Without a right to be forgotten in American law, the Catsouras family had no means of forcing Google to stop linking to the photographs. “We knew people were finding the photos by Googling Nikki’s name or just ‘decapitated girl,’ but there was nothing we could do about it,” Keith Bremer, the family’s lawyer, told me. As an interim measure, Catsouras enlisted the help of Michael Fertik, who at the time had just founded Reputation.com, a company that tries to manipulate the results of Google’s search algorithm by seeding additional information on the Web. In this way, the less desirable links appear much lower in a Google search. Fertik also helped the family ask Web sites to take down the photos; many did. “We got the photos off at least two thousand Web sites,” Fertik told me. But they are still easy to find.
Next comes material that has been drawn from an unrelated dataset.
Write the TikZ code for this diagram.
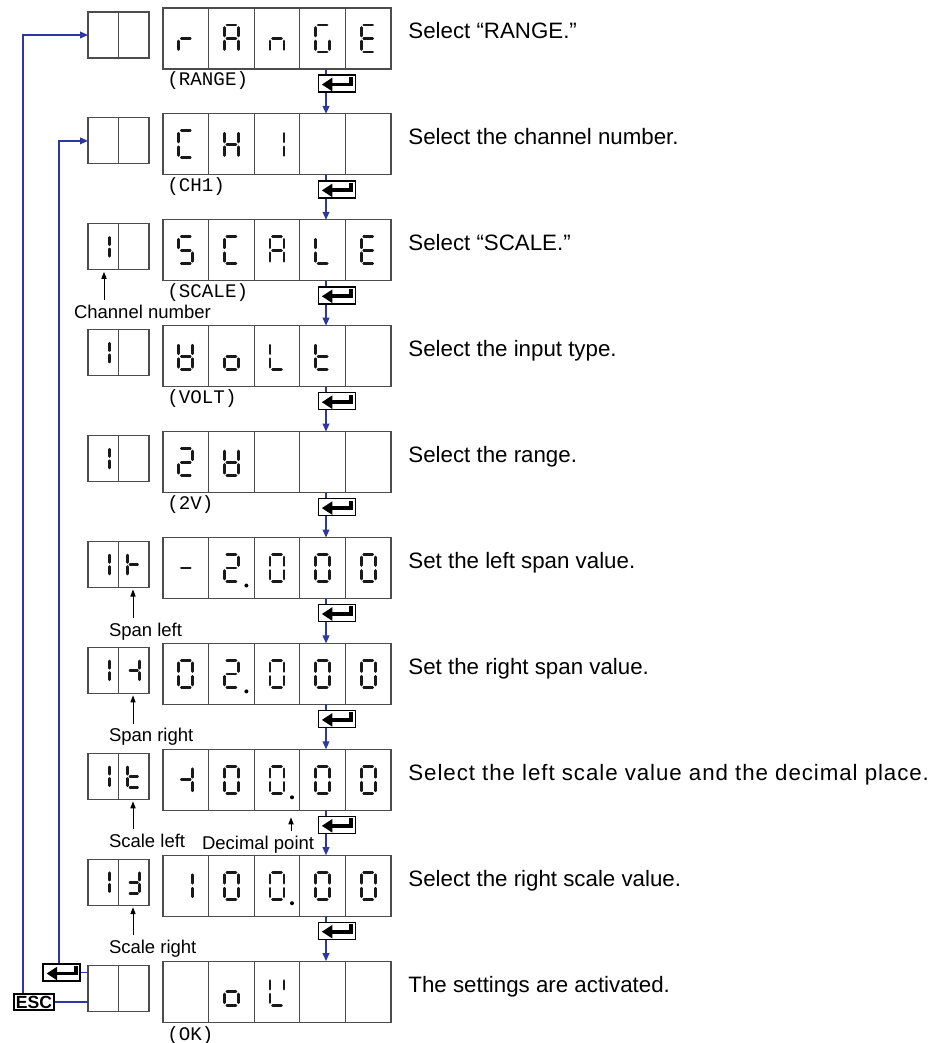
\documentclass[tikz,border=0pt]{standalone}
\usepackage{fontspec}
\setmainfont{Liberation Sans}
\setmonofont{Liberation Mono}
\usetikzlibrary{arrows.meta, positioning, calc}

\definecolor{flowblue}{RGB}{45,55,160}

% seven segment bars (pixel units, y down)
\newcommand{\dsega}{\draw[segbar] (-4.5,-13.5) -- (4.5,-13.5);}
\newcommand{\dsegb}{\draw[segbar] (7,-11) -- (7,-2.5);}
\newcommand{\dsegc}{\draw[segbar] (7,2.5) -- (7,11);}
\newcommand{\dsegd}{\draw[segbar] (-4.5,13.5) -- (4.5,13.5);}
\newcommand{\dsege}{\draw[segbar] (-7,2.5) -- (-7,11);}
\newcommand{\dsegf}{\draw[segbar] (-7,-11) -- (-7,-2.5);}
\newcommand{\dsegg}{\draw[segbar] (-4.5,0) -- (4.5,0);}
\newcommand{\dsegp}{\fill (15,17.5) circle (2);}
\newcommand{\segdigit}[3][1]{%
  \begin{scope}[shift={#2}, scale=#1]
    \edef\seglist{#3}
    \foreach \s in \seglist {\csname dseg\s\endcsname}
  \end{scope}}
% return key glyph
\newcommand{\enterglyph}[1]{%
  \begin{scope}[shift={(#1.center)}, x=1pt, y=1pt]
    \fill (-7.4,-0.5) -- (-2.2,2.9) -- (-2.2,-3.9) -- cycle;
    \draw[line width=1.9pt] (-2.5,-0.5) -- (7.2,-0.5) -- (7.2,3.3);
  \end{scope}}

\begin{document}
\begin{tikzpicture}[x=0.5pt, y=-0.5pt,
    display/.style={draw=black!70, line width=0.6pt, minimum width=114pt, minimum height=30.5pt, inner sep=0pt, outer sep=0pt},
    chbox/.style={draw=black!70, line width=0.6pt, minimum width=30.5pt, minimum height=23pt, inner sep=0pt, outer sep=0pt},
    cellline/.style={draw=black!70, line width=0.6pt},
    enterkey/.style={draw, fill=white, line width=0.7pt, minimum width=18.5pt, minimum height=8.5pt, inner sep=0pt},
    esckey/.style={draw, fill=white, line width=0.7pt, minimum width=20pt, minimum height=8pt, inner sep=0pt, font=\fontsize{8.8}{9}\selectfont\bfseries},
    segbar/.style={line width=1.4pt, line cap=round, black!90},
    instr/.style={anchor=base west, inner sep=0pt, font=\fontsize{11.15}{13}\selectfont},
    modelabel/.style={anchor=base west, inner sep=0pt, font=\fontsize{9.6}{11}\selectfont\ttfamily},
    tagtext/.style={anchor=base west, inner sep=0pt, outer sep=2pt, text height=0.72em, text depth=0.2em, font=\fontsize{9.25}{11}\selectfont},
    flow/.style={flowblue, line width=0.65pt},
    flowarrow/.style={flow, -{Triangle[length=4pt, width=3.4pt]}},
    tagarrow/.style={black, line width=0.5pt, -{Triangle[length=3.5pt, width=2.6pt]}}
]
    \useasboundingbox (0,0) rectangle (935,1043);

    % Displays, channel boxes and return keys
    \foreach \r in {1,...,10} {
        \pgfmathsetmacro\rowtop{8+105.9*(\r-1)}
        \node[display] (d\r) at (277,\rowtop+30.5) {};
        \node[chbox] (s\r) at (118.5,\rowtop+27) {};
        \foreach \k in {1,...,4}
            \draw[cellline] ($(d\r.north west)+(45.6*\k,0)$) -- ++(0,61);
        \draw[cellline] (s\r.north) -- (s\r.south);
        \ifnum\r<10
            \node[enterkey] (e\r) at (336.7,\rowtop+75.5) {};
            \enterglyph{e\r}
        \fi
    }

    % Instructions
    \foreach \r/\txt in {1/Select “RANGE.”, 2/Select the channel number., 3/Select “SCALE.”,
            4/Select the input type., 5/Select the range., 6/Set the left span value.,
            7/Set the right span value., 9/Select the right scale value., 10/The settings are activated.}
        \node[instr] (t\r) at (408,{8+105.9*(\r-1)+31}) {\txt};
    \node[instr, font=\fontsize{11.15}{13}\selectfont\addfontfeature{LetterSpace=4.2}] (t8) at (408,{8+105.9*7+31}) {Select the left scale value and the decimal place.};

    % Mode names under the displays
    \node[modelabel] (m1) at ($(d1.south west)+(4,17)$) {(RANGE)};
    \node[modelabel] (m2) at ($(d2.south west)+(4,17)$) {(CH1)};
    \node[modelabel] (m3) at ($(d3.south west)+(4,17)$) {(SCALE)};
    \node[modelabel] (m4) at ($(d4.south west)+(4,17)$) {(VOLT)};
    \node[modelabel] (m5) at ($(d5.south west)+(4,17)$) {(2V)};
    \node[modelabel] (m10) at ($(d10.south west)+(4,18)$) {(OK)};

    % Digits
    \foreach \k/\sg in {1/{e,g}, 2/{a,b,c,e,f,g}, 3/{c,e,g}, 4/{a,c,d,e,f}, 5/{a,d,e,f,g}}
        \segdigit{($(d1.west)+(45.6*\k-22.8,0)$)}{\sg};
    \foreach \k/\sg in {1/{a,d,e,f}, 2/{b,c,e,f,g}, 3/{b,c}}
        \segdigit{($(d2.west)+(45.6*\k-22.8,0)$)}{\sg};
    \foreach \k/\sg in {1/{a,c,d,f,g}, 2/{a,d,e,f}, 3/{a,b,c,e,f,g}, 4/{d,e,f}, 5/{a,d,e,f,g}}
        \segdigit{($(d3.west)+(45.6*\k-22.8,0)$)}{\sg};
    \foreach \k/\sg in {1/{b,c,d,e,f,g}, 2/{c,d,e,g}, 3/{d,e,f}, 4/{d,e,f,g}}
        \segdigit{($(d4.west)+(45.6*\k-22.8,0)$)}{\sg};
    \foreach \k/\sg in {1/{a,b,d,e,g}, 2/{b,c,d,e,f,g}}
        \segdigit{($(d5.west)+(45.6*\k-22.8,0)$)}{\sg};
    \foreach \k/\sg in {1/{g}, 2/{a,b,d,e,g,p}, 3/{a,b,c,d,e,f}, 4/{a,b,c,d,e,f}, 5/{a,b,c,d,e,f}}
        \segdigit{($(d6.west)+(45.6*\k-22.8,0)$)}{\sg};
    \foreach \k/\sg in {1/{a,b,c,d,e,f}, 2/{a,b,d,e,g,p}, 3/{a,b,c,d,e,f}, 4/{a,b,c,d,e,f}, 5/{a,b,c,d,e,f}}
        \segdigit{($(d7.west)+(45.6*\k-22.8,0)$)}{\sg};
    \foreach \k/\sg in {1/{b,c,g}, 2/{a,b,c,d,e,f}, 3/{a,b,c,d,e,f,p}, 4/{a,b,c,d,e,f}, 5/{a,b,c,d,e,f}}
        \segdigit{($(d8.west)+(45.6*\k-22.8,0)$)}{\sg};
    \foreach \k/\sg in {1/{b,c}, 2/{a,b,c,d,e,f}, 3/{a,b,c,d,e,f,p}, 4/{a,b,c,d,e,f}, 5/{a,b,c,d,e,f}}
        \segdigit{($(d9.west)+(45.6*\k-22.8,0)$)}{\sg};
    \foreach \k/\sg in {2/{c,d,e,g}, 3/{b,d,e,f}}
        \segdigit{($(d10.west)+(45.6*\k-22.8,0)$)}{\sg};

    % Channel box digits
    \foreach \r in {3,...,9}
        \segdigit[0.85]{($(s\r.west)+(15.25,0)$)}{b,c};
    \segdigit[0.85]{($(s6.west)+(45.75,0)$)}{e,f,g};
    \segdigit[0.85]{($(s7.west)+(45.75,0)$)}{b,c,g};
    \segdigit[0.85]{($(s8.west)+(45.75,0)$)}{d,e,f,g};
    \segdigit[0.85]{($(s9.west)+(45.75,0)$)}{b,c,d,g};

    % Main flow
    \coordinate (col) at (326,0);
    \foreach \r [evaluate=\r as \n using int(\r+1)] in {1,...,9} {
        \draw[flow] (d\r.south -| col) -- (e\r.north -| col);
        \draw[flowarrow] (e\r.south -| col) -- (d\n.north -| col);
    }

    % Pointer labels
    \coordinate (cella) at (104,0);
    \coordinate (cellb) at (133,0);
    \coordinate (dpx) at (291,0);
    \node[tagtext] (chno) at ($(s3.south west)+(-18,48.5)$) {Channel number};
    \node[tagtext] (spanl) at ($(s6.south west)+(17,48.5)$) {Span left};
    \node[tagtext] (spanr) at ($(s7.south west)+(17,48.5)$) {Span right};
    \node[tagtext] (scalel) at ($(s8.south west)+(17,48.5)$) {Scale left};
    \node[tagtext] (scaler) at ($(s9.south west)+(17,48.5)$) {Scale right};
    \node[tagtext] (decpt) at ($(s8.south west)+(110,50)$) {Decimal point};
    \draw[tagarrow] (chno.north -| cella) -- ([yshift=-1pt]s3.south -| cella);
    \draw[tagarrow] (spanl.north -| cellb) -- ([yshift=-1pt]s6.south -| cellb);
    \draw[tagarrow] (spanr.north -| cellb) -- ([yshift=-1pt]s7.south -| cellb);
    \draw[tagarrow] (scalel.north -| cellb) -- ([yshift=-1pt]s8.south -| cellb);
    \draw[tagarrow] (scaler.north -| cellb) -- ([yshift=-1pt]s9.south -| cellb);
    \draw[tagarrow] (decpt.north -| dpx) -- ([yshift=-3.5pt]d8.south -| dpx);

    % Return and escape keys
    \node[enterkey] (ek) at (61.5,972.5) {};
    \enterglyph{ek}
    \node[esckey] (esc) at (34,1002) {ESC};
    \draw[flow] (ek.east) -- (ek.east -| s10.west);
    \draw[flow] (esc.east) -- (esc.east -| s10.west);
    \draw[flowarrow] ([xshift=-1.25pt]ek.north) |- (s2.west);
    \draw[flowarrow] ([xshift=-5.5pt]esc.north) |- (s1.west);
\end{tikzpicture}
\end{document}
Convicted criminals who want to escape the taint of their records are also out of luck when it comes to petitioning Google. “Somewhere between sixty and a hundred million people in the United States have criminal records, and that’s just counting actual convictions,” Sharon Dietrich, the litigation director of Community Legal Services, in Philadelphia, told me. “The consequences of having a criminal record are onerous and getting worse all the time, because of the Web.” Dietrich and others have joined in what has become known as the expungement movement, which calls for many criminal convictions to be sealed or set aside after a given period of time. Around thirty states currently allow some version of expungement. Dietrich and her allies have focussed on trying to cleanse records from the databases maintained by commercial background-check companies. But Google would remain a problem even if the law were changed. “Back in the day, criminal records kind of faded away over time,” Dietrich said. “They existed, but you couldn’t find them. Nothing fades away anymore. I have a client who says he has a harder time finding a job now than he did when he got out of jail, thirty years ago.”